Aunt Habiba was certain that we all had magic inside, woven into our dreams. "When you happen to be trapped powerless behind walls, stuck in a dead-end harem," she would say, "you dream of escape. And magic flourishes when you spell out that dream and make the frontiers vanish. Dreams can change your life, and eventually the world. Liberation starts with images dancing in your little head, and you can translate those images in words. And words cost nothing!" She constantly kept hammering at us about this magic within, saying that it was all our fault if we did not make the effort to bring it out. I could make frontiers vanish too -- that was the message I got, sitting on my cushion, up on that terrace. It all seemed so natural as I rocked myself back and forth, throwing my head back occasionally to feel the starlight shining on my face. Theaters ought to be always situated high up, on whitewashed terraces, near the skies. In Fez, on summer nights, faraway galaxies joined in our theater, and there were no limits to hope.

It's a fascinating look at a totally different world. The author is a sociologist who was born in 1940 (same year as Mummy). She mostly writes anecdotes about various little domestic happennings in her childhood (when she was about 8), which were all the women in her family (mother, grandmother, aunts, cousins, various others) had access to -- they rarely left the house. There are traditionalists, like her grandmother and her aunt; rebels like her mother and her cousin Chama, who dream of escape; women with more and less power depending on their status. Something as simple as cooking a meal for yourself is dangerously subversive. It's a very communal, feminine, circumscribed life, but at the same time very close and loving.

It's contrasted with her grandfather's household, also a harem but totally different from the one in the city. The little girl spends a lot of time trying to figure out what, in that case, a harem actually is. The author's added several footnotes that expand on her memories from an adult, historical perspective.

Really liked it.

Impressive!

Date: 2002-12-30 12:03 pm (UTC)
From: [identity profile] life-on-queen.livejournal.com
I feel inferior. The last thing I read (not counting work) was Taboo.

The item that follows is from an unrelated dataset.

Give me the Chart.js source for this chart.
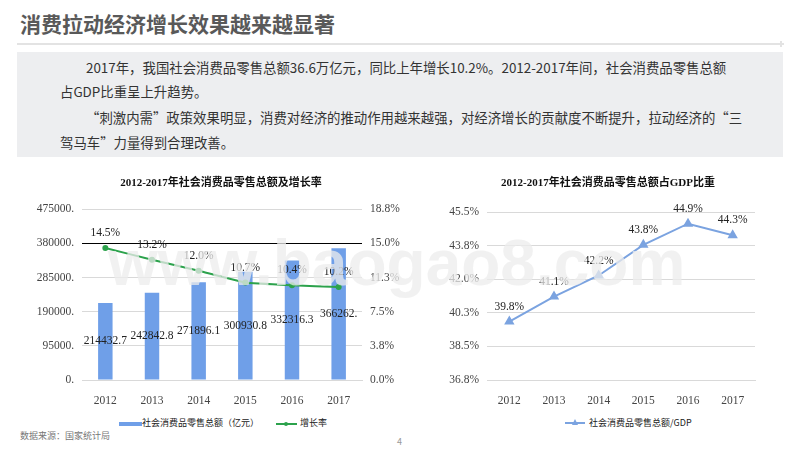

Admittedly, it was 1:30 in the morning and I wasn't looking for high-minded debate...still...ouch. Gotta go improve my mind.

K.

Re: Impressive!

Date: 2002-12-30 01:14 pm (UTC)
From: [identity profile] electricland.livejournal.com
Nah... not that impressive. Mummy gave it to me when she was finished with it. I was initially intimidated, but you can't be intimidated long by a book that starts:

"I was born in a harem in 1940 in Fez, a ninth-century Moroccan city some five thousand kilometers west of Mecca, and one thousand kilometers south of Madrid, one of the dangerous capitals of the Christians. The problems with the Christians start, said Father, as with women, when the hudud, or sacred frontier, is not respected. I was born in the midst of chaos, since neither Christians nor women accepted the frontiers."
Sucks you right in, that does.

P.S.

Date: 2002-12-30 01:16 pm (UTC)
From: [identity profile] electricland.livejournal.com
Susan Johnson: Evil.

Re: P.S.

Date: 2002-12-30 01:23 pm (UTC)
From: [identity profile] life-on-queen.livejournal.com
I know. I need to be exorcised.

And bring that book with you tonight...it rocks!